■ **Required task**:
Write out the material exactly, with the pictures left out.

——

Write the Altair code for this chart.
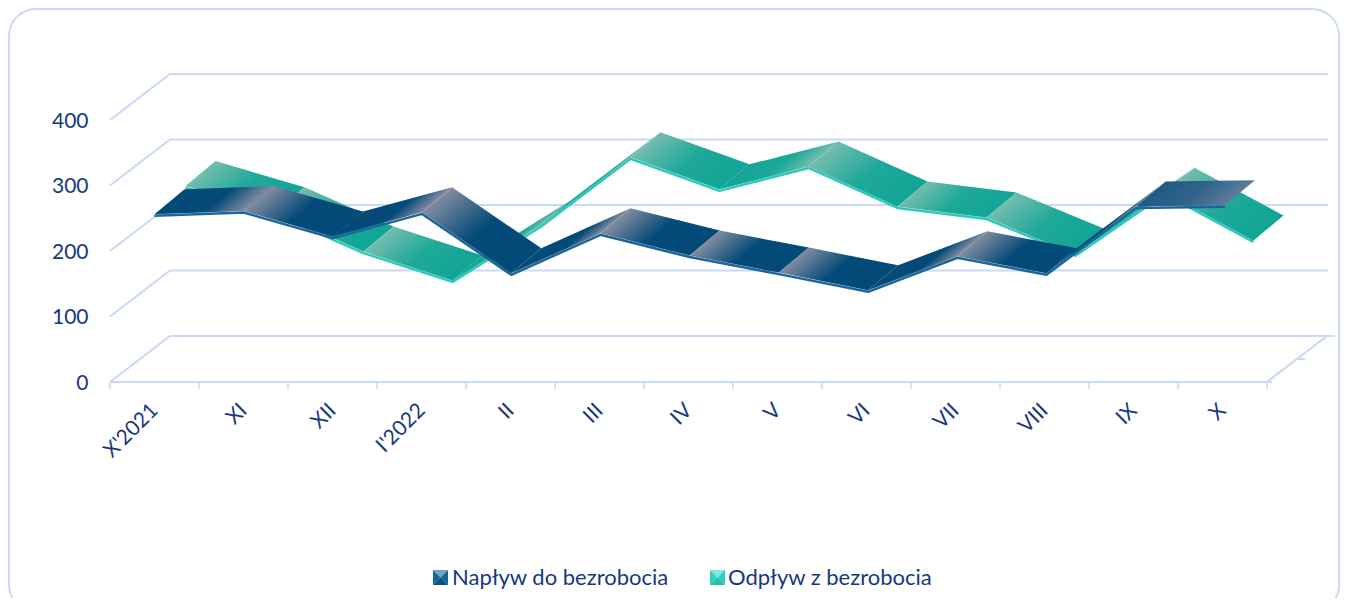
import json
import altair as alt
import pandas as pd

months = ["X'2021", "XI", "XII", "I'2022", "II", "III", "IV", "V", "VI", "VII", "VIII", "IX", "X"]
naplyw = [256, 261, 222, 259, 166, 227, 193, 167, 140, 192, 166, 268, 270]
odplyw = [264, 224, 164, 120, 205, 308, 259, 294, 233, 216, 160, 254, 181]
y_ticks = [0, 100, 200, 300, 400]
names = ["Napływ do bezrobocia", "Odpływ z bezrobocia"]

PX_X, PX_Y = 89.0, 0.655
W, H = 1218, 308
XMAX, YMAX = W / PX_X, H / PX_Y
DX, DY = 30 / PX_X, 23 / PX_Y
RIB_DY = 25 / PX_Y
INK = "#17387f"
GRID = "#cbd9f8"
FONT = "Lato"

x_axis = alt.Axis(values=[i + 0.5 for i in range(len(months))],
                  labelExpr=json.dumps(months) + "[floor(datum.value)]",
                  labelAngle=-45, labelAlign="right", labelBaseline="middle",
                  labelPadding=25, labelFontSize=21, labelFont=FONT, labelColor=INK,
                  labelOverlap=False, labelBound=False, labelFlush=False,
                  ticks=False, domain=False, grid=False, title=None, zindex=1)
y_axis = alt.Axis(values=y_ticks, labelFontSize=21, labelFont=FONT, labelColor=INK, labelOffset=1,
                  labelPadding=22, ticks=False, domain=False, grid=False, title=None, zindex=1)
X = alt.X("x:Q", scale=alt.Scale(domain=[0, XMAX], nice=False, zero=False), axis=x_axis)
Y = alt.Y("y:Q", scale=alt.Scale(domain=[0, YMAX], nice=False, zero=False), axis=y_axis)

layers = []

# card
layers.append(alt.Chart(pd.DataFrame({"a": [0]})).mark_rect(
    cornerRadius=27, fill="white", stroke=GRID, strokeWidth=2
).encode(x=alt.value(-101), x2=alt.value(1229), y=alt.value(-65), y2=alt.value(538)))

# walls: side diagonal + back gridline for each tick, floor front edge, right floor edge
rows = []
for v in y_ticks:
    for o, (px, py) in enumerate([(0, v), (2 * DX, v + 2 * DY), (XMAX, v + 2 * DY)]):
        rows.append({"g": f"w{v}", "o": o, "x": px, "y": py})
for o, (px, py) in enumerate([(0, 0), (13 + 5 / PX_X, 0)]):
    rows.append({"g": "front", "o": o, "x": px, "y": py})
for o, (px, py) in enumerate([(13, 0), (13 + 2 * DX, 2 * DY), (XMAX + 7 / PX_X, 2 * DY)]):
    rows.append({"g": "right", "o": o, "x": px, "y": py})
for o, (px, py) in enumerate([(13 + DX, DY), (13 + DX + 8 / PX_X, DY)]):
    rows.append({"g": "mid", "o": o, "x": px, "y": py})
layers.append(alt.Chart(pd.DataFrame(rows)).mark_line(stroke=GRID, strokeWidth=2.2).encode(
    x=X, y=Y, detail="g:N", order="o:Q"))

# category ticks
layers.append(alt.Chart(pd.DataFrame({"x": list(range(len(months) + 1))})).mark_rule(
    stroke=GRID, strokeWidth=1.5
).encode(x=X, y=alt.value(H), y2=alt.value(H + 7)))

# bevelled legend swatches, with the real legend's text beside them
SWATCH_X = [330.5, 607.5]
BEVELS = [
    ("M-1,-1L1,-1L0,0Z", ["#6fa2c8", "#7fe8da"]),
    ("M-1,-1L0,0L-1,1Z", ["#1a6396", "#2fd0bf"]),
    ("M1,-1L0,0L1,1Z", ["#1a6396", "#2fd0bf"]),
    ("M-1,1L0,0L1,1Z", ["#0b4f83", "#22bfae"]),
]
one = pd.DataFrame({"a": [0]})
for shape, cols in BEVELS:
    for sx, c in zip(SWATCH_X, cols):
        layers.append(alt.Chart(one).mark_point(shape=shape, filled=True, fill=c, size=225, opacity=1, strokeWidth=0)
                      .encode(x=alt.value(sx), y=alt.value(503.5)))

# legend carrier
layers.append(alt.Chart(pd.DataFrame({"n": names, "x": [0, 0], "y": [0, 0]})).mark_square(size=0).encode(
    x=X, y=Y,
    color=alt.Color("n:N", scale=alt.Scale(domain=names, range=["#1a6396", "#2fd0bf"]),
                    legend=alt.Legend(orient="none", legendX=319, legendY=493, direction="horizontal",
                                      title=None, symbolType="square", symbolSize=121, symbolOpacity=0,
                                      symbolStrokeWidth=0, labelFont=FONT, labelFontSize=22, labelColor=INK,
                                      labelOffset=1, columnPadding=36, columns=2, labelLimit=400))))


def gradient(p0, p1, light, mid, solid, up):
    """Linear gradient whose iso-lines run along the ribbon's depth direction."""
    d = (DX * PX_X, -RIB_DY * PX_Y)
    a = (p0[0] * PX_X, -p0[1] * PX_Y)
    b = (p1[0] * PX_X, -p1[1] * PX_Y)
    cs = [a, b, (a[0] + d[0], a[1] + d[1]), (b[0] + d[0], b[1] + d[1])]
    x0, y0 = min(c[0] for c in cs), min(c[1] for c in cs)
    w, h = max(c[0] for c in cs) - x0, max(c[1] for c in cs) - y0
    ua = ((a[0] - x0) / w, (a[1] - y0) / h)
    ub = ((b[0] - x0) / w, (b[1] - y0) / h)
    du = (d[0] / w, d[1] / h)
    n = (du[1], -du[0])
    s = ((ub[0] - ua[0]) * n[0] + (ub[1] - ua[1]) * n[1]) / (n[0] ** 2 + n[1] ** 2)
    if abs(s) < 0.05:
        s = 0.05 if s >= 0 else -0.05
    if up:
        stops = [(0, solid), (0.55, mid), (1, light)]
    else:
        stops = [(0, light), (0.5, mid), (1, solid)]
    return alt.LinearGradient(gradient="linear",
                              stops=[alt.GradientStop(offset=o, color=c) for o, c in stops],
                              x1=ua[0], y1=ua[1], x2=ua[0] + n[0] * s, y2=ua[1] + n[1] * s)


def ribbon(values, start, step, lift, strip, light, mid, solid, last=None):
    out = []
    xs = [start + i * step for i in range(len(values))]
    ys = [v + lift for v in values]
    sd = pd.DataFrame({"x": xs, "y": [v - 1.5 / PX_Y for v in ys], "o": range(len(xs))})
    out.append(alt.Chart(sd).mark_line(stroke=strip, strokeWidth=2.5, strokeJoin="round").encode(x=X, y=Y, order="o:Q"))
    for i in range(len(values) - 1):
        p0, p1 = (xs[i], ys[i]), (xs[i + 1], ys[i + 1])
        df = pd.DataFrame({
            "x": [p0[0], p1[0], p1[0] + DX, p0[0] + DX],
            "y": [p0[1], p1[1], p1[1] + RIB_DY, p0[1] + RIB_DY],
            "o": [0, 1, 2, 3],
        })
        cols = last if (last and i == len(values) - 2) else (light, mid, solid)
        g = gradient(p0, p1, *cols, values[i + 1] > values[i])
        out.append(alt.Chart(df).mark_line(fill=g, strokeWidth=0).encode(x=X, y=Y, order="o:Q"))
    return out


layers += ribbon(odplyw, 0.5 + DX + 1 / PX_X, 1.0, DY, "#2ec9bb", "#74bcae", "#1ea999", "#11a596")
layers += ribbon(naplyw, 0.5, 89.2 / PX_X, 0, "#1b659b", "#808b9f", "#034a78", "#034a78",
                 last=("#5f7d98", "#33648c", "#1f5a85"))

chart = alt.layer(*layers).properties(
    width=W, height=H, autosize=alt.AutoSizeParams(type="none"),
    padding={"left": 102, "top": 66, "right": 12, "bottom": 216},
    background="white",
).configure_view(stroke=None)

chart.save("out.html", embed_options={"renderer": "svg", "actions": False})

——

■ **Task result**:
Write the Altair code for this chart.
import json
import altair as alt
import pandas as pd

months = ["X'2021", "XI", "XII", "I'2022", "II", "III", "IV", "V", "VI", "VII", "VIII", "IX", "X"]
naplyw = [256, 261, 222, 259, 166, 227, 193, 167, 140, 192, 166, 268, 270]
odplyw = [264, 224, 164, 120, 205, 308, 259, 294, 233, 216, 160, 254, 181]
y_ticks = [0, 100, 200, 300, 400]
names = ["Napływ do bezrobocia", "Odpływ z bezrobocia"]

PX_X, PX_Y = 89.0, 0.655
W, H = 1218, 308
XMAX, YMAX = W / PX_X, H / PX_Y
DX, DY = 30 / PX_X, 23 / PX_Y
RIB_DY = 25 / PX_Y
INK = "#17387f"
GRID = "#cbd9f8"
FONT = "Lato"

x_axis = alt.Axis(values=[i + 0.5 for i in range(len(months))],
                  labelExpr=json.dumps(months) + "[floor(datum.value)]",
                  labelAngle=-45, labelAlign="right", labelBaseline="middle",
                  labelPadding=25, labelFontSize=21, labelFont=FONT, labelColor=INK,
                  labelOverlap=False, labelBound=False, labelFlush=False,
                  ticks=False, domain=False, grid=False, title=None, zindex=1)
y_axis = alt.Axis(values=y_ticks, labelFontSize=21, labelFont=FONT, labelColor=INK, labelOffset=1,
                  labelPadding=22, ticks=False, domain=False, grid=False, title=None, zindex=1)
X = alt.X("x:Q", scale=alt.Scale(domain=[0, XMAX], nice=False, zero=False), axis=x_axis)
Y = alt.Y("y:Q", scale=alt.Scale(domain=[0, YMAX], nice=False, zero=False), axis=y_axis)

layers = []

# card
layers.append(alt.Chart(pd.DataFrame({"a": [0]})).mark_rect(
    cornerRadius=27, fill="white", stroke=GRID, strokeWidth=2
).encode(x=alt.value(-101), x2=alt.value(1229), y=alt.value(-65), y2=alt.value(538)))

# walls: side diagonal + back gridline for each tick, floor front edge, right floor edge
rows = []
for v in y_ticks:
    for o, (px, py) in enumerate([(0, v), (2 * DX, v + 2 * DY), (XMAX, v + 2 * DY)]):
        rows.append({"g": f"w{v}", "o": o, "x": px, "y": py})
for o, (px, py) in enumerate([(0, 0), (13 + 5 / PX_X, 0)]):
    rows.append({"g": "front", "o": o, "x": px, "y": py})
for o, (px, py) in enumerate([(13, 0), (13 + 2 * DX, 2 * DY), (XMAX + 7 / PX_X, 2 * DY)]):
    rows.append({"g": "right", "o": o, "x": px, "y": py})
for o, (px, py) in enumerate([(13 + DX, DY), (13 + DX + 8 / PX_X, DY)]):
    rows.append({"g": "mid", "o": o, "x": px, "y": py})
layers.append(alt.Chart(pd.DataFrame(rows)).mark_line(stroke=GRID, strokeWidth=2.2).encode(
    x=X, y=Y, detail="g:N", order="o:Q"))

# category ticks
layers.append(alt.Chart(pd.DataFrame({"x": list(range(len(months) + 1))})).mark_rule(
    stroke=GRID, strokeWidth=1.5
).encode(x=X, y=alt.value(H), y2=alt.value(H + 7)))

# bevelled legend swatches, with the real legend's text beside them
SWATCH_X = [330.5, 607.5]
BEVELS = [
    ("M-1,-1L1,-1L0,0Z", ["#6fa2c8", "#7fe8da"]),
    ("M-1,-1L0,0L-1,1Z", ["#1a6396", "#2fd0bf"]),
    ("M1,-1L0,0L1,1Z", ["#1a6396", "#2fd0bf"]),
    ("M-1,1L0,0L1,1Z", ["#0b4f83", "#22bfae"]),
]
one = pd.DataFrame({"a": [0]})
for shape, cols in BEVELS:
    for sx, c in zip(SWATCH_X, cols):
        layers.append(alt.Chart(one).mark_point(shape=shape, filled=True, fill=c, size=225, opacity=1, strokeWidth=0)
                      .encode(x=alt.value(sx), y=alt.value(503.5)))

# legend carrier
layers.append(alt.Chart(pd.DataFrame({"n": names, "x": [0, 0], "y": [0, 0]})).mark_square(size=0).encode(
    x=X, y=Y,
    color=alt.Color("n:N", scale=alt.Scale(domain=names, range=["#1a6396", "#2fd0bf"]),
                    legend=alt.Legend(orient="none", legendX=319, legendY=493, direction="horizontal",
                                      title=None, symbolType="square", symbolSize=121, symbolOpacity=0,
                                      symbolStrokeWidth=0, labelFont=FONT, labelFontSize=22, labelColor=INK,
                                      labelOffset=1, columnPadding=36, columns=2, labelLimit=400))))


def gradient(p0, p1, light, mid, solid, up):
    """Linear gradient whose iso-lines run along the ribbon's depth direction."""
    d = (DX * PX_X, -RIB_DY * PX_Y)
    a = (p0[0] * PX_X, -p0[1] * PX_Y)
    b = (p1[0] * PX_X, -p1[1] * PX_Y)
    cs = [a, b, (a[0] + d[0], a[1] + d[1]), (b[0] + d[0], b[1] + d[1])]
    x0, y0 = min(c[0] for c in cs), min(c[1] for c in cs)
    w, h = max(c[0] for c in cs) - x0, max(c[1] for c in cs) - y0
    ua = ((a[0] - x0) / w, (a[1] - y0) / h)
    ub = ((b[0] - x0) / w, (b[1] - y0) / h)
    du = (d[0] / w, d[1] / h)
    n = (du[1], -du[0])
    s = ((ub[0] - ua[0]) * n[0] + (ub[1] - ua[1]) * n[1]) / (n[0] ** 2 + n[1] ** 2)
    if abs(s) < 0.05:
        s = 0.05 if s >= 0 else -0.05
    if up:
        stops = [(0, solid), (0.55, mid), (1, light)]
    else:
        stops = [(0, light), (0.5, mid), (1, solid)]
    return alt.LinearGradient(gradient="linear",
                              stops=[alt.GradientStop(offset=o, color=c) for o, c in stops],
                              x1=ua[0], y1=ua[1], x2=ua[0] + n[0] * s, y2=ua[1] + n[1] * s)


def ribbon(values, start, step, lift, strip, light, mid, solid, last=None):
    out = []
    xs = [start + i * step for i in range(len(values))]
    ys = [v + lift for v in values]
    sd = pd.DataFrame({"x": xs, "y": [v - 1.5 / PX_Y for v in ys], "o": range(len(xs))})
    out.append(alt.Chart(sd).mark_line(stroke=strip, strokeWidth=2.5, strokeJoin="round").encode(x=X, y=Y, order="o:Q"))
    for i in range(len(values) - 1):
        p0, p1 = (xs[i], ys[i]), (xs[i + 1], ys[i + 1])
        df = pd.DataFrame({
            "x": [p0[0], p1[0], p1[0] + DX, p0[0] + DX],
            "y": [p0[1], p1[1], p1[1] + RIB_DY, p0[1] + RIB_DY],
            "o": [0, 1, 2, 3],
        })
        cols = last if (last and i == len(values) - 2) else (light, mid, solid)
        g = gradient(p0, p1, *cols, values[i + 1] > values[i])
        out.append(alt.Chart(df).mark_line(fill=g, strokeWidth=0).encode(x=X, y=Y, order="o:Q"))
    return out


layers += ribbon(odplyw, 0.5 + DX + 1 / PX_X, 1.0, DY, "#2ec9bb", "#74bcae", "#1ea999", "#11a596")
layers += ribbon(naplyw, 0.5, 89.2 / PX_X, 0, "#1b659b", "#808b9f", "#034a78", "#034a78",
                 last=("#5f7d98", "#33648c", "#1f5a85"))

chart = alt.layer(*layers).properties(
    width=W, height=H, autosize=alt.AutoSizeParams(type="none"),
    padding={"left": 102, "top": 66, "right": 12, "bottom": 216},
    background="white",
).configure_view(stroke=None)

chart.save("out.html", embed_options={"renderer": "svg", "actions": False})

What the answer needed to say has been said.